Still, many of the pieces you will see among her seven costume changes in the band's show are not the latest creations from Kent, Mizrahi, Sui or Tyler. They're old--as old as Nicks' membership in the band.
"I knew when I created this image in 1976 that I was going to stick with it," Nicks said. "I knew the skirt lengths could be changed, they could handkerchief their way to the floor or come right back up to under the knee. It was a moving style. If shoulder pads go 'out,' we pare them down and if they are back 'in,' we use them again."
Many of the costume pieces are almost as essential to the concert experience as the music itself--and have proven just as enduring. "Some songs have a special item or piece of clothing that goes along with the song. Either it was in the video or it has stood for that song," said Brakeley, who is touring with the band. "There are capes that literally have names that go with songs, like the Gold Dust Woman cape, the Bella Donna Blue cape. Everything has a meaning."
The Gold Dust Woman cape is one of Nicks' personal favorites. "It's gold chiffon with sequins, glitter and drapery fringe, and it's strong as anything," Nicks said. "It looks like it's brand new. But I had it made in 1976."

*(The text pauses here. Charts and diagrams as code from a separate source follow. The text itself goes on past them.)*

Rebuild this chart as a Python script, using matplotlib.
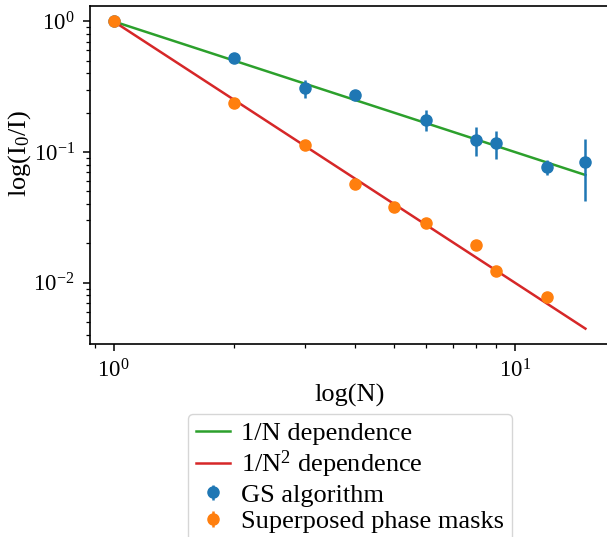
import numpy as np
import matplotlib
matplotlib.use("Agg")
import matplotlib.pyplot as plt
from matplotlib.container import ErrorbarContainer
from matplotlib.legend_handler import HandlerErrorbar

plt.rcParams['font.family'] = ['Liberation Serif', 'DejaVu Serif']
plt.rcParams['mathtext.fontset'] = 'custom'
plt.rcParams['mathtext.rm'] = 'Liberation Serif'
plt.rcParams['mathtext.it'] = 'Liberation Serif:italic'
plt.rcParams['axes.unicode_minus'] = False
plt.rcParams['font.size'] = 19

# data
n_gs = [1, 2, 3, 4, 6, 8, 9, 12, 15]
ratio_gs = [1.0, 0.526, 0.308, 0.274, 0.177, 0.124, 0.117, 0.077, 0.084]
err_gs = [0.0, 0.01, 0.05, 0.01, 0.033, 0.031, 0.029, 0.01, 0.042]

n_sp = [1, 2, 3, 4, 5, 6, 8, 9, 12]
ratio_sp = [1.0, 0.237, 0.113, 0.0566, 0.0378, 0.0285, 0.0195, 0.0123, 0.0077]
err_sp = [0.0, 0.004, 0.002, 0.001, 0.001, 0.0008, 0.0005, 0.0008, 0.0003]

n_fit = np.arange(1, 16)

# 1. Figure

fig = plt.figure(figsize=(6.07, 5.37), dpi=100)
ax = fig.add_axes([90 / 607, 193 / 537, 519 / 607, 338 / 537])

l1, = ax.plot(n_fit, 1.0 / n_fit, color='#2ca02c', lw=1.8, label='1/N dependence')
l2, = ax.plot(n_fit, 1.0 / n_fit ** 2, color='#d62728', lw=1.8, label='1/N$^2$ dependence')
e1 = ax.errorbar(n_gs, ratio_gs, yerr=err_gs, fmt='o', color='#1f77b4', ms=8,
                 elinewidth=1.8, label='GS algorithm')
e2 = ax.errorbar(n_sp, ratio_sp, yerr=err_sp, fmt='o', color='#ff7f0e', ms=8,
                 elinewidth=1.8, label='Superposed phase masks')

ax.set_xscale('log')
ax.set_yscale('log')

for s in ax.spines.values():
    s.set_linewidth(1.2)
ax.tick_params(which='major', length=5, width=1.1, pad=6, labelsize=16.5)
ax.tick_params(which='minor', length=3, width=0.9)

# 2. Labels

ax.set_xlabel('log(N)', labelpad=1)
ax.set_ylabel('log(I$_0$/I)')
ax.yaxis.set_label_coords(-0.11, 0.565)

# 3. Legend below the plot

fig.legend(handles=[l1, l2, e1, e2], loc='upper center',
           bbox_to_anchor=(350 / 607, 1 - 414 / 537), borderaxespad=0,
           borderpad=0.3, handlelength=1.3, handletextpad=0.4, labelspacing=0.12,
           handler_map={ErrorbarContainer: HandlerErrorbar(yerr_size=0.3)})

plt.savefig("out.png", dpi=100)
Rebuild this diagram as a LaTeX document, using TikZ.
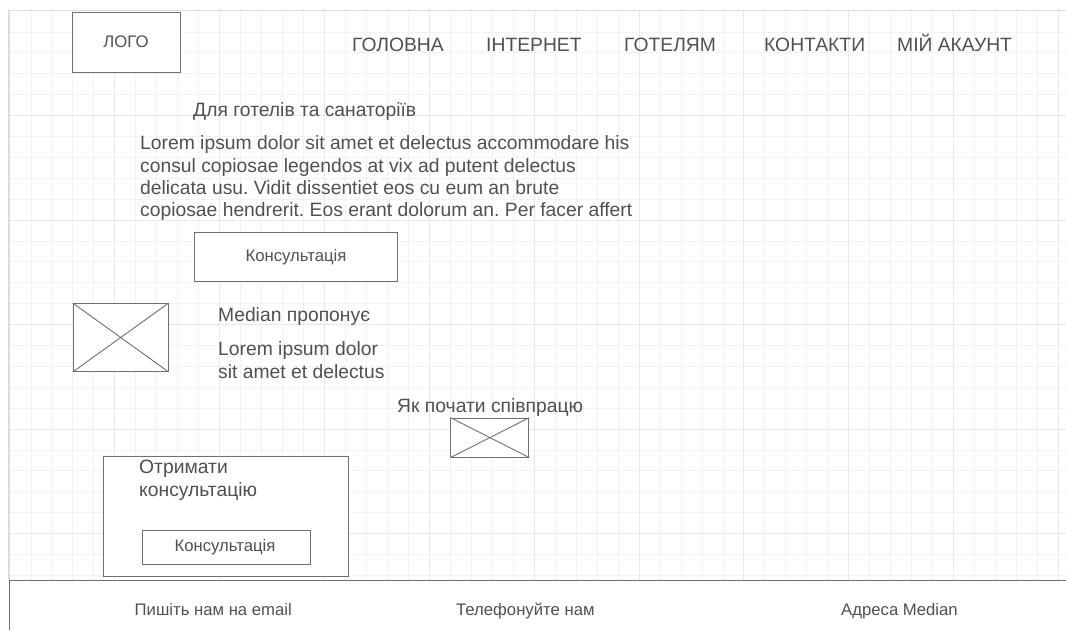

That cape no doubt will make an appearance Friday night--along with another Fleetwood Mac hallmark: the Stevie-heads, fans who mimic the gypsy look, twirling in their own chiffon.
"I think if people like to dress like a gypsy and they get a little inspiration from me to do it, then it's great," Nicks said. "It's definitely something everyone should try at least once in their lives. Dress like a gypsy!"